Can you transcribe the data exactly? Leave the pictures out.

>> Begin Data provided

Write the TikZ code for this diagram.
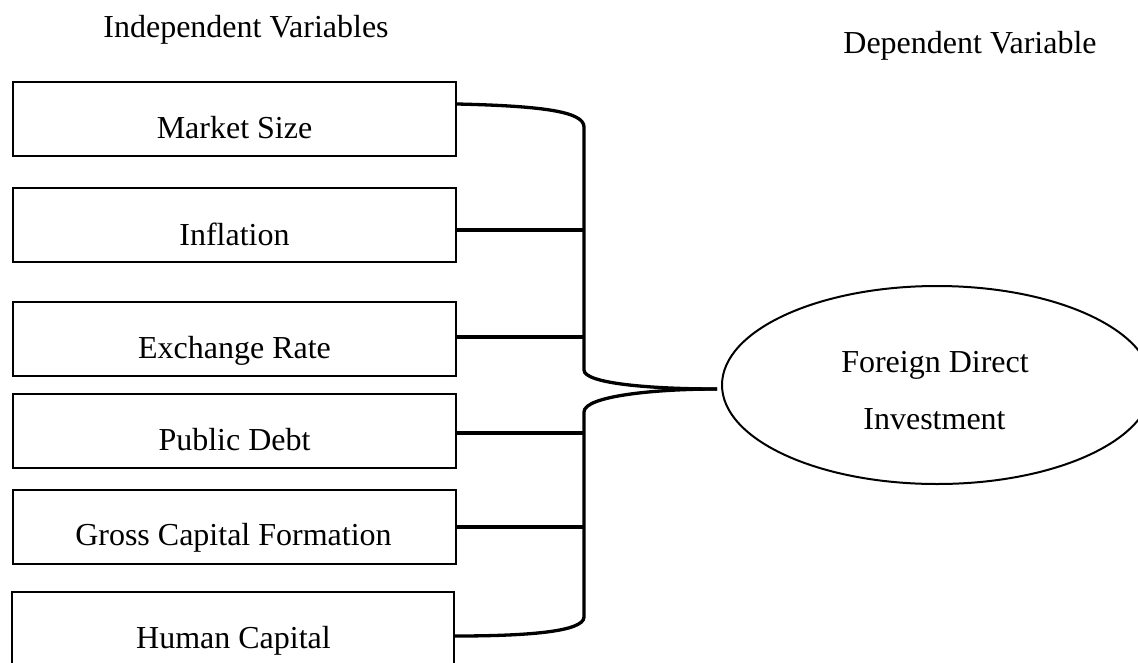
\documentclass[tikz,border=0pt]{standalone}
\usepackage{fontspec}
\setmainfont{Liberation Serif}
\usetikzlibrary{shapes.geometric,calc}
\begin{document}
\begin{tikzpicture}[x=1pt,y=-1pt,
  box/.style={draw,line width=2pt,rectangle,minimum width=443pt,minimum height=74pt,inner sep=0pt},
  lbl/.style={font=\fontsize{32}{36}\selectfont,inner sep=0pt,anchor=base},
  arm/.style={line width=4pt},
  brace/.style={line width=3.3pt}]
\useasboundingbox (0,0) rectangle (1138,662);
\clip (0,0) rectangle (1138,662);
\node[lbl] (hind) at (246,37) {Independent Variables};
\node[lbl] (hdep) at (970,53) {Dependent Variable};

\node[box] (ms) at (234.5,119) {};
\node[lbl] (tms) at (234.5,138) {Market Size};
\node[box] (inf) at (234.5,225) {};
\node[lbl] (tinf) at (234.5,245) {Inflation};
\node[box] (ex) at (234.5,339) {};
\node[lbl] (tex) at (234.5,358) {Exchange Rate};
\node[box] (pd) at (234.5,430.5) {};
\node[lbl] (tpd) at (234.5,450) {Public Debt};
\node[box] (gcf) at (234.5,526.5) {};
\node[lbl] (tgcf) at (233.5,545) {Gross Capital Formation};
\node[box,minimum width=442pt,minimum height=100pt] (hc) at (233,642) {};
\node[lbl] (thc) at (233.5,648) {Human Capital};

\node[draw,line width=2pt,ellipse,minimum width=430pt,minimum height=198pt,inner sep=0pt] (fdi) at (937,385) {};
\node[lbl] (fdi1) at (935,372) {Foreign Direct};
\node[lbl] (fdi2) at (934.5,429) {Investment};

\coordinate (tip) at (717,389);
\coordinate (spine) at (584,0);

% upper brace
\draw[brace] ($(ms.north east)+(0,23)$) .. controls (545,106) and (584,112) .. (584,127)
  -- (584,370) .. controls (584,384) and (655,389) .. (tip);
% lower brace
\draw[brace] (tip) .. controls (655,389) and (584,396) .. (584,412)
  -- (584,617) .. controls (584,632) and (525,636) .. ($(hc.north east)+(0,45)$);

\draw[arm] ([yshift=-5pt]inf.east) -- ([yshift=-5pt]inf.east -| spine);
\draw[arm] ([yshift=2pt]ex.east) -- ([yshift=2pt]ex.east -| spine);
\draw[arm] ([yshift=-2pt]pd.east) -- ([yshift=-2pt]pd.east -| spine);
\draw[arm] (gcf.east) -- (gcf.east -| spine);
\end{tikzpicture}
\end{document}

>> End Data provided

» Output of the task
Write the TikZ code for this diagram.
\documentclass[tikz,border=0pt]{standalone}
\usepackage{fontspec}
\setmainfont{Liberation Serif}
\usetikzlibrary{shapes.geometric,calc}
\begin{document}
\begin{tikzpicture}[x=1pt,y=-1pt,
  box/.style={draw,line width=2pt,rectangle,minimum width=443pt,minimum height=74pt,inner sep=0pt},
  lbl/.style={font=\fontsize{32}{36}\selectfont,inner sep=0pt,anchor=base},
  arm/.style={line width=4pt},
  brace/.style={line width=3.3pt}]
\useasboundingbox (0,0) rectangle (1138,662);
\clip (0,0) rectangle (1138,662);
\node[lbl] (hind) at (246,37) {Independent Variables};
\node[lbl] (hdep) at (970,53) {Dependent Variable};

\node[box] (ms) at (234.5,119) {};
\node[lbl] (tms) at (234.5,138) {Market Size};
\node[box] (inf) at (234.5,225) {};
\node[lbl] (tinf) at (234.5,245) {Inflation};
\node[box] (ex) at (234.5,339) {};
\node[lbl] (tex) at (234.5,358) {Exchange Rate};
\node[box] (pd) at (234.5,430.5) {};
\node[lbl] (tpd) at (234.5,450) {Public Debt};
\node[box] (gcf) at (234.5,526.5) {};
\node[lbl] (tgcf) at (233.5,545) {Gross Capital Formation};
\node[box,minimum width=442pt,minimum height=100pt] (hc) at (233,642) {};
\node[lbl] (thc) at (233.5,648) {Human Capital};

\node[draw,line width=2pt,ellipse,minimum width=430pt,minimum height=198pt,inner sep=0pt] (fdi) at (937,385) {};
\node[lbl] (fdi1) at (935,372) {Foreign Direct};
\node[lbl] (fdi2) at (934.5,429) {Investment};

\coordinate (tip) at (717,389);
\coordinate (spine) at (584,0);

% upper brace
\draw[brace] ($(ms.north east)+(0,23)$) .. controls (545,106) and (584,112) .. (584,127)
  -- (584,370) .. controls (584,384) and (655,389) .. (tip);
% lower brace
\draw[brace] (tip) .. controls (655,389) and (584,396) .. (584,412)
  -- (584,617) .. controls (584,632) and (525,636) .. ($(hc.north east)+(0,45)$);

\draw[arm] ([yshift=-5pt]inf.east) -- ([yshift=-5pt]inf.east -| spine);
\draw[arm] ([yshift=2pt]ex.east) -- ([yshift=2pt]ex.east -| spine);
\draw[arm] ([yshift=-2pt]pd.east) -- ([yshift=-2pt]pd.east -| spine);
\draw[arm] (gcf.east) -- (gcf.east -| spine);
\end{tikzpicture}
\end{document}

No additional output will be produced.